Reflections on Formation Topics in the "For Up To Now" Manual

Franciscan Identity: We are a single family

This Reflection is based on material found on page 8 of 24 ff, in the "Identity of a Secular Franciscan" section of the F.U.N. Manual

"We are a single family united by our founder and our history."

"The spiritual emphasis for the First Order is minority. The spiritual emphasis for the Second Order (Poor Clares) is poverty. The spiritual emphasis for the Third Order Regular and the Secular Franciscan Order is conversion (penance)."

The Secular Franciscan Order was called the brothers and sisters of penance in earlier times. "Our identity as Franciscan Penitents begins shortly after St. Francis was given the gift of penance by the Lord and became a penitent himself. Quoting from his Testament:

The Lord granted me, Brother Francis, to begin to do penance in this way: While I was in sin, it seemed very bitter to me to see lepers. And the Lord Himself led me among them and I had mercy upon them. And when I left them that which seemed bitter to me was changed into sweetness of soul and body; and afterward I lingered a little and left the world." Source: "The Testament" para. 1.

Our Vocation or Call is truly a gift of God because Brother Francis was converted through penance before he asked us, brothers and sisters of penance, to aspire to conversion. The spiritual life of a Secular Franciscan in the 21st Century, can only grow through inner conversion. A "Franciscan Reflection" I wrote earlier this year gives some general points that one might aspire to in this metanoia or conversion. See: Inner Peace. And for a Franciscan those points of inner peace should be basic goals.

As reflected on page 8 of 24 of referenced subject in the F.U.N. Manual, Article 13 of the General Constitutions reads, "Rule 7 Secular Franciscans, called in earlier times "the brothers and sisters of penance", propose to live in the spirit of continual conversion. Some means to cultivate this characteristic of the Franciscan vocation, individually and in fraternity, are: listening to and celebrating the Word of God; review of life; spiritual retreats; the help of a spiritual adviser, and penitential celebrations. They should approach the Sacrament of Reconciliation frequently and participate in the communal celebration of it, whether in the fraternity, or with the whole people of God."

Let's repeat these suggestions in Rule 7:

  • listening to and celebrating the Word of God;
  • review of life;
  • spiritual retreats;
  • the help of a spiritual adviser, and penitential celebrations.
  • approach the Sacrament of Reconciliation frequently and participate in the communal celebration of it, whether in the fraternity, or with the whole people of God.

The Rule was written by St.
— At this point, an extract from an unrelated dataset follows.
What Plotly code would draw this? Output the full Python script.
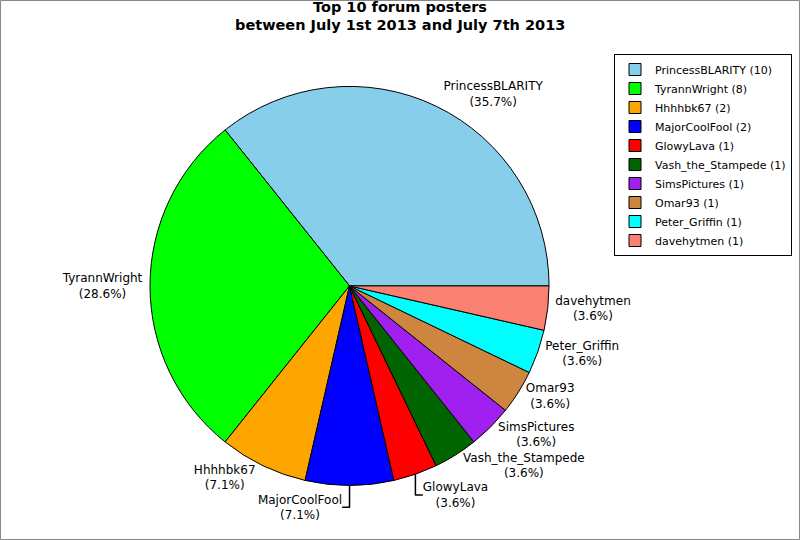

Francis, so apparently there were "penitential celebrations," in his time. We have the Sacrament of Reconciliation as a means to confess our sins, atone for them and try again to please the Lord.

Secular Franciscans, in fact, all Franciscans listen to and celebrate the Word of God by the frequent attendance at Holy Mass, and nowadays many, if not most of us, use the "Liturgy of the Hours" as a daily set of prayers in communion with the rest of the Church. For the SFO it is, of course, not mandatory to pray the Hours, but we do it anyway. In that, too, there is a penitential dimension. All Franciscans go on retreats, either personal, in-house (friary, convent) or in some other communal setting (e.g. fraternity), and with the SFO very often as "Days of Recollection." These are valuable days especially when we have the help of a Franciscan spiritual assistant in our midst. The Franciscan tradition needs to be an integral part of Franciscan life - how well this works with the participation of a spiritual assistant. In order to live this life we need more than just an intellectual knowledge of St. Francis and his teachings, we need to incorporate the life in our own spirituality.

The Sacrament of Reconciliation is an invaluable spiritual tool to guide the penitent through Spiritual inner conversion. Without using this wonderful Sacrament, staying close to Jesus, and under His guidance to everyone else, is much more complicated.

"We have a responsibility to show the temporal world that the Gospel and the Franciscan Charism can be lived in any age, under all conditions and in every stage of life. It follows, our identity as secular people—people in the world—is indivisible from the other components of our identity and we should "wear" our secularity with gratitude to the One who bestowed it upon us."